## Your goal:
Starting at the first line of the listing below, retype each line up to and including the one that contains "const yTickValues = [0, 50, 100, 150];". Leave pictures out.

## Material shown:
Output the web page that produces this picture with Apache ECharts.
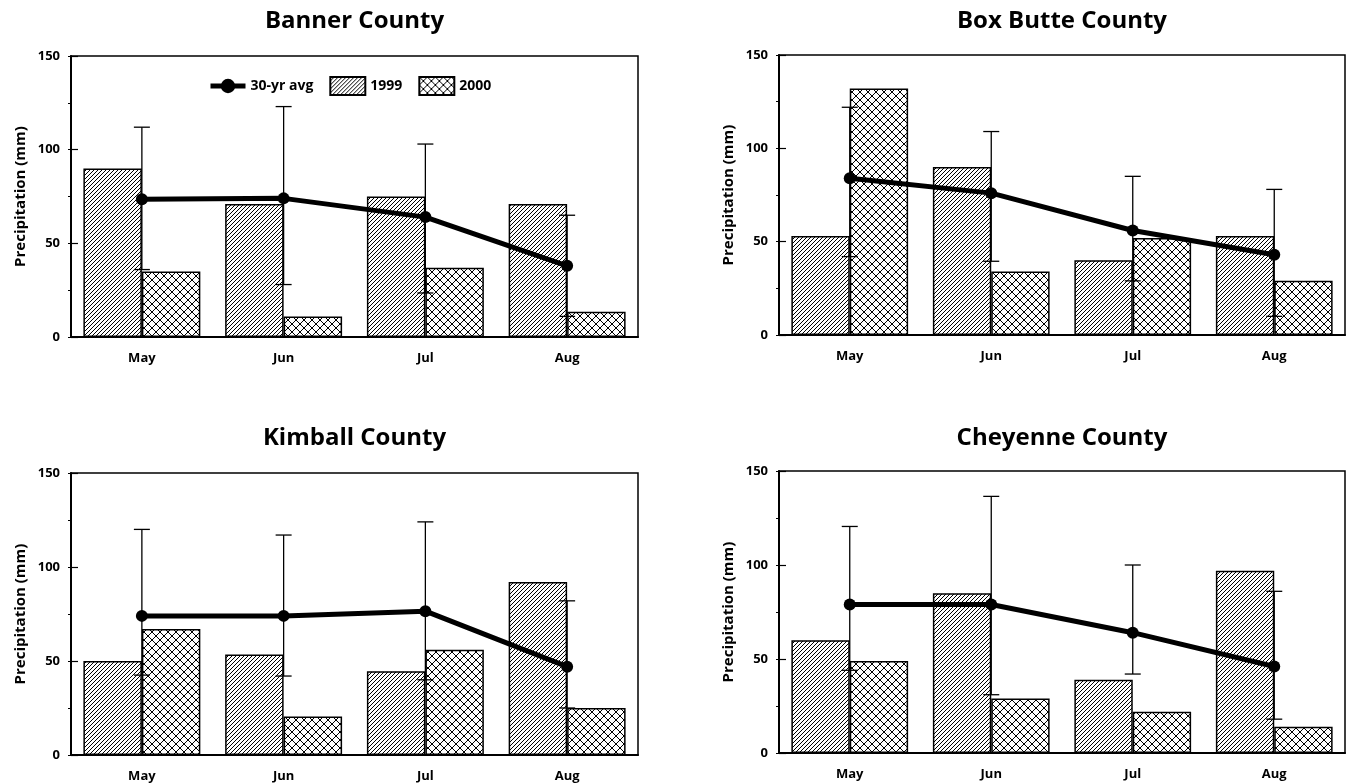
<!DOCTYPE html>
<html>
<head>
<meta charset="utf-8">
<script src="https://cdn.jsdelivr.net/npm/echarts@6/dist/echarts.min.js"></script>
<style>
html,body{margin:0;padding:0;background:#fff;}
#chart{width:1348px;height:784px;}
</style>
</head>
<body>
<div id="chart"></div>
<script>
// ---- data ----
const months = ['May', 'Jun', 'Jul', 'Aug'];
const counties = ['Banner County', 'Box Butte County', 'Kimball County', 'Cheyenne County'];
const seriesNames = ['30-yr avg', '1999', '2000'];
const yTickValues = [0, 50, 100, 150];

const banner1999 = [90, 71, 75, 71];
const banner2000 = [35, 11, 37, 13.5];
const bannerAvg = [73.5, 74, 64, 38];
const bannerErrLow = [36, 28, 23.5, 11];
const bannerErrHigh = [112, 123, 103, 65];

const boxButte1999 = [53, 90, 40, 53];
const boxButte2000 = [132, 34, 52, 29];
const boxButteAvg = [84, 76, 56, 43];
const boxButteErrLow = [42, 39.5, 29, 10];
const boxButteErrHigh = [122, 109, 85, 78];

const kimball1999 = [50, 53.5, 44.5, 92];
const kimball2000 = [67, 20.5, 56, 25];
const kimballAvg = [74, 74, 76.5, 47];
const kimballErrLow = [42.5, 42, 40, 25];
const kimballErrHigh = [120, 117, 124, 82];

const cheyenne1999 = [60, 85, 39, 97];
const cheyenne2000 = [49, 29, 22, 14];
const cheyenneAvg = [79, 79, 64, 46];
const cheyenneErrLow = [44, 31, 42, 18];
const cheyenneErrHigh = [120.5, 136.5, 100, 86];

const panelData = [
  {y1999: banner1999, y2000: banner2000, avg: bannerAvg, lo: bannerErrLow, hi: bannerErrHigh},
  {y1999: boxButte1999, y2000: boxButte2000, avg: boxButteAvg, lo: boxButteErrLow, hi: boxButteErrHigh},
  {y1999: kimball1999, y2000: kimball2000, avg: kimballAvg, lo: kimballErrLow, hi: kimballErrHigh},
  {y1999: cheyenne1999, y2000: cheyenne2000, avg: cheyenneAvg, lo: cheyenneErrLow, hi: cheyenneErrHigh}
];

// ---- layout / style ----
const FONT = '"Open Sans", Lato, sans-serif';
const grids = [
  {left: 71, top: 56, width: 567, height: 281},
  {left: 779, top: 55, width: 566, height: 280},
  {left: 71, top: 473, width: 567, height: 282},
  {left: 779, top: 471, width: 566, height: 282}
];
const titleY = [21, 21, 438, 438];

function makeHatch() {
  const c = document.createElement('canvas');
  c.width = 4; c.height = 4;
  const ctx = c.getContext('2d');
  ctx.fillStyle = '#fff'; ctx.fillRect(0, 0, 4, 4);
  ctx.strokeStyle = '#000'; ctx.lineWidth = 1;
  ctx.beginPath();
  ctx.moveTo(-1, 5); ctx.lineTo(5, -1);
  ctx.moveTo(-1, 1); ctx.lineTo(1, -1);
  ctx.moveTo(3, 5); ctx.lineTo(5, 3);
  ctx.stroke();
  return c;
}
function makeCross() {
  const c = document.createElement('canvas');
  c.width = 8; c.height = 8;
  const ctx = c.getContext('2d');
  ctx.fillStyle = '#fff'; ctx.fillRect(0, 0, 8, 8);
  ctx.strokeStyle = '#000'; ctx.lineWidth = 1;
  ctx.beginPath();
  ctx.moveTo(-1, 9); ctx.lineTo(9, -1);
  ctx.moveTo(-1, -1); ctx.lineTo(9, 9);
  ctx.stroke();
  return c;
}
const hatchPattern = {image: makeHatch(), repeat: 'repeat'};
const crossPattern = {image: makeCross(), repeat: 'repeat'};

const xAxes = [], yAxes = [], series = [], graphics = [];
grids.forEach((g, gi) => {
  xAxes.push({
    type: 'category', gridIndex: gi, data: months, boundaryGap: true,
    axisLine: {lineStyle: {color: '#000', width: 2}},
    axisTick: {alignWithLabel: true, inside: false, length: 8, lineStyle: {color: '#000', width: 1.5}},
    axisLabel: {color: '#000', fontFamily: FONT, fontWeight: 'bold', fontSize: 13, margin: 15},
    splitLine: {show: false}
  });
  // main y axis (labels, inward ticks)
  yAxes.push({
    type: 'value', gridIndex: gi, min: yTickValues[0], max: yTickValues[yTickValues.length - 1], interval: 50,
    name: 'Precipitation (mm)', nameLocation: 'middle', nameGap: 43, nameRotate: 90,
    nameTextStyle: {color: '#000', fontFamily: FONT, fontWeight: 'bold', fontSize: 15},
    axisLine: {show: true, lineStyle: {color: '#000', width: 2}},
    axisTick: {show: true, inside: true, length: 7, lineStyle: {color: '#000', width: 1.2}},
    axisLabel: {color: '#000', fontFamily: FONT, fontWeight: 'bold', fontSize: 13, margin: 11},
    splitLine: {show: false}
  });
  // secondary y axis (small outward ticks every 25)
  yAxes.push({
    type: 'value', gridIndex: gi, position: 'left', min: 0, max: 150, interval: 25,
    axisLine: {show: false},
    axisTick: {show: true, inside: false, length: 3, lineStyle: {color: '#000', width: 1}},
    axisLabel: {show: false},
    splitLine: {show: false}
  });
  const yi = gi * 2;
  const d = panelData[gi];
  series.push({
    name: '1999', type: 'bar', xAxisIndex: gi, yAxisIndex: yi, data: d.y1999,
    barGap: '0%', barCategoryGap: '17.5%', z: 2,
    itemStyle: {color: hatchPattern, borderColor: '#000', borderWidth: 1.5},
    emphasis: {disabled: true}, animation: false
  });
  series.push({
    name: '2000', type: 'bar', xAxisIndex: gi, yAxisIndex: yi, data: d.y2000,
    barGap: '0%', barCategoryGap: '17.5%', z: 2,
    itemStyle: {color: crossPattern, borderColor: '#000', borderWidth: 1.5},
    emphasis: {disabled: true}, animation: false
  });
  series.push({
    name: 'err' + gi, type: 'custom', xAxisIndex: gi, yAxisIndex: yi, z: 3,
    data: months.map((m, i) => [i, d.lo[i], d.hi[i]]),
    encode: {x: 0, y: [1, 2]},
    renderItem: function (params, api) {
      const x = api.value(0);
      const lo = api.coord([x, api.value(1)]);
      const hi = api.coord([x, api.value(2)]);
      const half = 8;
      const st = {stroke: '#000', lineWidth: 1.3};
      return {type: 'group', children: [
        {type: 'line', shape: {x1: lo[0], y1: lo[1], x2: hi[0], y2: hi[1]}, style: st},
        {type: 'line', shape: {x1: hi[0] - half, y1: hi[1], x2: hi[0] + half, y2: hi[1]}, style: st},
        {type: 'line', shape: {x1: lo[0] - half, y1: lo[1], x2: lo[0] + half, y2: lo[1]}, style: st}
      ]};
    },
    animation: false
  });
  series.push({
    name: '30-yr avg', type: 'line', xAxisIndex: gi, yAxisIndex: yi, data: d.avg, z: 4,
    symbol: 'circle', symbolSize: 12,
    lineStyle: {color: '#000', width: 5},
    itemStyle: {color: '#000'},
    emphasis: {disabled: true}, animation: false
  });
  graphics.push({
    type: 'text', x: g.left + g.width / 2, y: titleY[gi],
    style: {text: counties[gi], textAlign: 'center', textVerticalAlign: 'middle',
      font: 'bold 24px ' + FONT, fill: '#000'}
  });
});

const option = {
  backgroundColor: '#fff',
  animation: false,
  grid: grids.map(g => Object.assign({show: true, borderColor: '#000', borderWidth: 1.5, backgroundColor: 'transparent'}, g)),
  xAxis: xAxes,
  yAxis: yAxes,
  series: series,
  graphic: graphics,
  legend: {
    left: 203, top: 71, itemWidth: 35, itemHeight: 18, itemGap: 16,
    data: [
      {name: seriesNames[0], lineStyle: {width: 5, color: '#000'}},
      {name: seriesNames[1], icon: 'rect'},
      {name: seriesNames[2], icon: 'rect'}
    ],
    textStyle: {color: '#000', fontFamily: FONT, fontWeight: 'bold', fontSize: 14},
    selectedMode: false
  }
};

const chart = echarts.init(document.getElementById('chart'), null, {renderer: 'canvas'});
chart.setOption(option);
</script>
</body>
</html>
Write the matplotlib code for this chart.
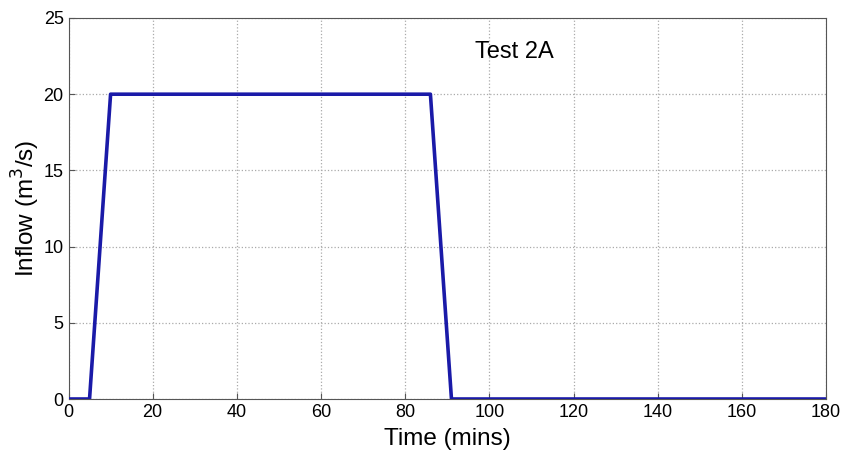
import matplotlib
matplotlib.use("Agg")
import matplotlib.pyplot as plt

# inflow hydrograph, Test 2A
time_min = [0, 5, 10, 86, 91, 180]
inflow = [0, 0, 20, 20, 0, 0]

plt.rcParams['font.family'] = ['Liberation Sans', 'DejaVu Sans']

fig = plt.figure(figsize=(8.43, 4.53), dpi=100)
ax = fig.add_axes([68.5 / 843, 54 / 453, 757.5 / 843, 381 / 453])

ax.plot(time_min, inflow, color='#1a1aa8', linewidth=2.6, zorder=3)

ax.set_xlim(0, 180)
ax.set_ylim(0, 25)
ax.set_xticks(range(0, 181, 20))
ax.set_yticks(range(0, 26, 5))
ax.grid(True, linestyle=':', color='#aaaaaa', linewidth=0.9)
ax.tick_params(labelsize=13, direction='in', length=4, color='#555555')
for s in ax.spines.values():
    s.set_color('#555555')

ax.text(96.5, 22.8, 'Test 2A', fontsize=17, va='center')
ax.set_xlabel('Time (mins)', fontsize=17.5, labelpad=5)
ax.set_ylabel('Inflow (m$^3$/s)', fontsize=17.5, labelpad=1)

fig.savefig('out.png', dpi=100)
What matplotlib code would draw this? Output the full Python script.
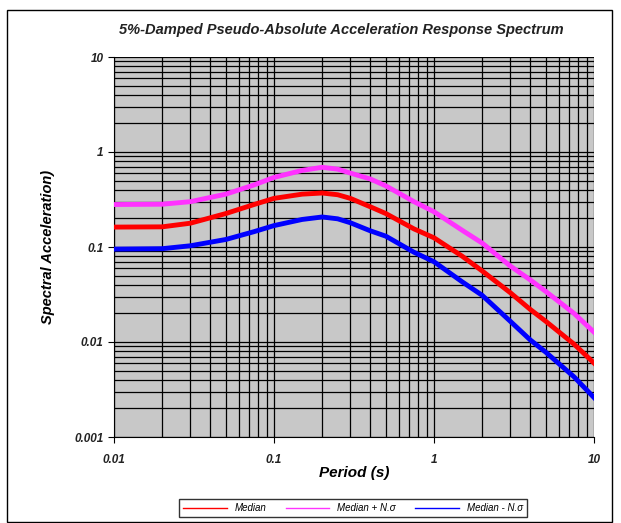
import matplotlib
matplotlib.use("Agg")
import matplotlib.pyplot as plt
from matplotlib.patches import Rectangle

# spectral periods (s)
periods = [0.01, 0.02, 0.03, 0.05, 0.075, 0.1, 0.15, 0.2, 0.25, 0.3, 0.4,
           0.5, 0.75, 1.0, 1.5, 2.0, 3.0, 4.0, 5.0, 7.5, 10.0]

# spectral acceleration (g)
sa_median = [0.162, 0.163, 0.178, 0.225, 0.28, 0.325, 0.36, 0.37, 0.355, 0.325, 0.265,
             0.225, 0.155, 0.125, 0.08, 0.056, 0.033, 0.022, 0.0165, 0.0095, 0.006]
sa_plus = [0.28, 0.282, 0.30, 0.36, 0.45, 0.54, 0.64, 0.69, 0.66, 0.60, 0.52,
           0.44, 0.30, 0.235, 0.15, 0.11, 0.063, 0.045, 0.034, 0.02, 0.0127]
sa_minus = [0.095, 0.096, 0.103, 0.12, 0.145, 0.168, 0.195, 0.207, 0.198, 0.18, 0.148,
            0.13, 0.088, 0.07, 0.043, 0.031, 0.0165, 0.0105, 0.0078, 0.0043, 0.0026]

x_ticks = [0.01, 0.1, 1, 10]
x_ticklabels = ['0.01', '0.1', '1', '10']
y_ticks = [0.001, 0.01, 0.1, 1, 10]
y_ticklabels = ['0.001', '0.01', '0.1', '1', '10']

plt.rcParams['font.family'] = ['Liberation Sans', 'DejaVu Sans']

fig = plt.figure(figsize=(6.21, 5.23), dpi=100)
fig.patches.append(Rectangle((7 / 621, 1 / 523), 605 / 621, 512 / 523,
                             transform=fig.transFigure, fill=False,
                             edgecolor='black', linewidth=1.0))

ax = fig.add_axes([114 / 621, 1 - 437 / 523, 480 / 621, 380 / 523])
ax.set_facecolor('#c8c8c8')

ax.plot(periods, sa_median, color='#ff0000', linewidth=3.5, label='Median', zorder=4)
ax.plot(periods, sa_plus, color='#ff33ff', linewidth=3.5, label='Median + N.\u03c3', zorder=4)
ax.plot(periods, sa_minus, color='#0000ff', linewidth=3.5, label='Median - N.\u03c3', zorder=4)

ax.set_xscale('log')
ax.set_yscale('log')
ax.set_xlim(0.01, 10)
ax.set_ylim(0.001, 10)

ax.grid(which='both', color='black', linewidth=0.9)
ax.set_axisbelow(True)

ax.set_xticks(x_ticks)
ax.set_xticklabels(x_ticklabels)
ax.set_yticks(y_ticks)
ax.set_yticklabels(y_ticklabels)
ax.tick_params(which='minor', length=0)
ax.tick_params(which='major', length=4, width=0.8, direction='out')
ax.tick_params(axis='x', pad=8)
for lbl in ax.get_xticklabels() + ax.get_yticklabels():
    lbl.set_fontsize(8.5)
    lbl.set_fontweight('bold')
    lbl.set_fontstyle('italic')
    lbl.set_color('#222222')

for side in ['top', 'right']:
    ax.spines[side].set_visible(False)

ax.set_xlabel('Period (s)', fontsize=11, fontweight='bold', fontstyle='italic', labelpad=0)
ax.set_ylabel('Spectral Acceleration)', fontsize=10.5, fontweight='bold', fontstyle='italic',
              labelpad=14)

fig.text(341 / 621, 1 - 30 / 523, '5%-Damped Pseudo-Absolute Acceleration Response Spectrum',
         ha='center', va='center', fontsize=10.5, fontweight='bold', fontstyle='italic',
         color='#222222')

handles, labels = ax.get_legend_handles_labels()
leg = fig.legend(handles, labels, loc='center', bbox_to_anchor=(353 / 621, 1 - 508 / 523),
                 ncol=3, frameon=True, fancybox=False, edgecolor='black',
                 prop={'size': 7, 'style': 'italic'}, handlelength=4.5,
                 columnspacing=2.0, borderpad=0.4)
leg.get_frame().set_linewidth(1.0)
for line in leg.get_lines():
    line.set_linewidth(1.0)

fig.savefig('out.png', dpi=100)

## Exercise response:
Output the web page that produces this picture with Apache ECharts.
<!DOCTYPE html>
<html>
<head>
<meta charset="utf-8">
<script src="https://cdn.jsdelivr.net/npm/echarts@6/dist/echarts.min.js"></script>
<style>
html,body{margin:0;padding:0;background:#fff;}
#chart{width:1348px;height:784px;}
</style>
</head>
<body>
<div id="chart"></div>
<script>
// ---- data ----
const months = ['May', 'Jun', 'Jul', 'Aug'];
const counties = ['Banner County', 'Box Butte County', 'Kimball County', 'Cheyenne County'];
const seriesNames = ['30-yr avg', '1999', '2000'];
const yTickValues = [0, 50, 100, 150];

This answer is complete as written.